## EXERCISE INSTRUCTIONS
Restate each line of the listing exactly, without carrying over any pictures.

## DATASET EXTRACT
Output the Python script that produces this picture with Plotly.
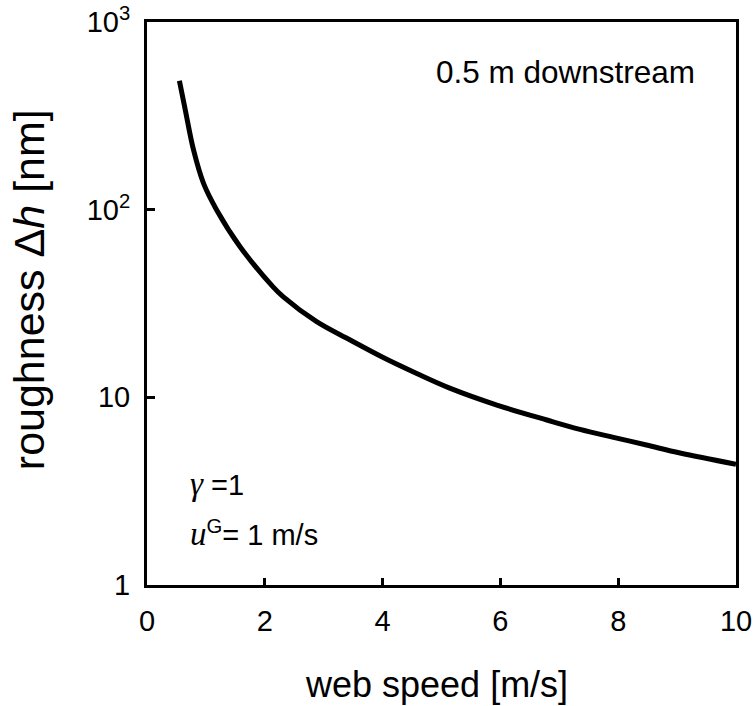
import plotly.graph_objects as go

# web speed [m/s]
web_speed = [0.55, 0.65, 0.79, 0.96, 1.18, 1.58, 2.14, 2.31, 2.88, 3.45,
             4.01, 4.58, 5.14, 5.94, 6.79, 7.35, 7.92, 8.48, 9.05, 10.0]
# roughness Δh [nm]
roughness = [487, 340, 208, 138, 100, 63.5, 38.8, 34.4, 25.3, 20.2,
             16.3, 13.4, 11.2, 9.1, 7.57, 6.75, 6.12, 5.57, 5.05, 4.4]

x_ticks = [0, 2, 4, 6, 8, 10]
y_ticks = [1, 10, 100, 1000]
y_ticktext = ["1", "10", "10<sup>2</sup>", "10<sup>3</sup>"]

FONT = "Liberation Sans, Arial, sans-serif"

fig = go.Figure()
fig.add_trace(go.Scatter(x=web_speed, y=roughness, mode="lines",
                         line=dict(color="black", width=5, shape="spline", smoothing=1.0),
                         showlegend=False, hoverinfo="skip"))

fig.update_layout(
    template="none",
    width=754, height=706,
    margin=dict(l=147, r=18, t=22, b=121, pad=0),
    paper_bgcolor="white", plot_bgcolor="white",
    font=dict(family=FONT, color="black"),
    xaxis=dict(range=[0, 10], tickvals=x_ticks, ticks="inside", ticklen=7, tickwidth=2.5,
               tickcolor="black", showline=True, linecolor="black", linewidth=3, mirror=True,
               showgrid=False, zeroline=False, tickfont=dict(size=29, family=FONT),
               ticklabelstandoff=8, automargin=False),
    yaxis=dict(type="log", range=[0, 3], tickvals=y_ticks, ticktext=y_ticktext,
               ticks="inside", ticklen=8, tickwidth=2.5, tickcolor="black",
               showline=True, linecolor="black", linewidth=3, mirror=True,
               showgrid=False, zeroline=False, tickfont=dict(size=29, family=FONT),
               ticklabelstandoff=8, automargin=False),
    annotations=[
        dict(text="web speed [m/s]", xref="paper", yref="paper", x=0.491, y=-0.1776,
             xanchor="center", yanchor="middle", showarrow=False,
             font=dict(size=36, family=FONT)),
        dict(text="roughness Δ<i>h</i> [nm]", xref="paper", yref="paper", x=-0.200, y=0.524,
             xanchor="center", yanchor="middle", showarrow=False, textangle=-90,
             font=dict(size=43, family=FONT)),
        dict(text="0.5 m downstream", xref="paper", yref="paper", x=0.7097, y=0.912,
             xanchor="center", yanchor="middle", showarrow=False,
             font=dict(size=31.5, family=FONT)),
        dict(text="<span style='font-family:Liberation Serif;font-size:33px'><i>γ</i></span> =1",
             xref="paper", yref="paper", x=0.0696, y=0.179,
             xanchor="left", yanchor="middle", showarrow=False,
             font=dict(size=29, family=FONT)),
        dict(text="<span style='font-family:Liberation Serif;font-size:33px'><i>u</i></span><sup>G</sup>= 1 m/s",
             xref="paper", yref="paper", x=0.0696, y=0.092,
             xanchor="left", yanchor="middle", showarrow=False,
             font=dict(size=29, family=FONT)),
    ],
)

fig.write_html("out.html")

## EXERCISE OUTPUT
Output the Python script that produces this picture with Plotly.
import plotly.graph_objects as go

# web speed [m/s]
web_speed = [0.55, 0.65, 0.79, 0.96, 1.18, 1.58, 2.14, 2.31, 2.88, 3.45,
             4.01, 4.58, 5.14, 5.94, 6.79, 7.35, 7.92, 8.48, 9.05, 10.0]
# roughness Δh [nm]
roughness = [487, 340, 208, 138, 100, 63.5, 38.8, 34.4, 25.3, 20.2,
             16.3, 13.4, 11.2, 9.1, 7.57, 6.75, 6.12, 5.57, 5.05, 4.4]

x_ticks = [0, 2, 4, 6, 8, 10]
y_ticks = [1, 10, 100, 1000]
y_ticktext = ["1", "10", "10<sup>2</sup>", "10<sup>3</sup>"]

FONT = "Liberation Sans, Arial, sans-serif"

fig = go.Figure()
fig.add_trace(go.Scatter(x=web_speed, y=roughness, mode="lines",
                         line=dict(color="black", width=5, shape="spline", smoothing=1.0),
                         showlegend=False, hoverinfo="skip"))

fig.update_layout(
    template="none",
    width=754, height=706,
    margin=dict(l=147, r=18, t=22, b=121, pad=0),
    paper_bgcolor="white", plot_bgcolor="white",
    font=dict(family=FONT, color="black"),
    xaxis=dict(range=[0, 10], tickvals=x_ticks, ticks="inside", ticklen=7, tickwidth=2.5,
               tickcolor="black", showline=True, linecolor="black", linewidth=3, mirror=True,
               showgrid=False, zeroline=False, tickfont=dict(size=29, family=FONT),
               ticklabelstandoff=8, automargin=False),
    yaxis=dict(type="log", range=[0, 3], tickvals=y_ticks, ticktext=y_ticktext,
               ticks="inside", ticklen=8, tickwidth=2.5, tickcolor="black",
               showline=True, linecolor="black", linewidth=3, mirror=True,
               showgrid=False, zeroline=False, tickfont=dict(size=29, family=FONT),
               ticklabelstandoff=8, automargin=False),
    annotations=[
        dict(text="web speed [m/s]", xref="paper", yref="paper", x=0.491, y=-0.1776,
             xanchor="center", yanchor="middle", showarrow=False,
             font=dict(size=36, family=FONT)),
        dict(text="roughness Δ<i>h</i> [nm]", xref="paper", yref="paper", x=-0.200, y=0.524,
             xanchor="center", yanchor="middle", showarrow=False, textangle=-90,
             font=dict(size=43, family=FONT)),
        dict(text="0.5 m downstream", xref="paper", yref="paper", x=0.7097, y=0.912,
             xanchor="center", yanchor="middle", showarrow=False,
             font=dict(size=31.5, family=FONT)),
        dict(text="<span style='font-family:Liberation Serif;font-size:33px'><i>γ</i></span> =1",
             xref="paper", yref="paper", x=0.0696, y=0.179,
             xanchor="left", yanchor="middle", showarrow=False,
             font=dict(size=29, family=FONT)),
        dict(text="<span style='font-family:Liberation Serif;font-size:33px'><i>u</i></span><sup>G</sup>= 1 m/s",
             xref="paper", yref="paper", x=0.0696, y=0.092,
             xanchor="left", yanchor="middle", showarrow=False,
             font=dict(size=29, family=FONT)),
    ],
)

fig.write_html("out.html")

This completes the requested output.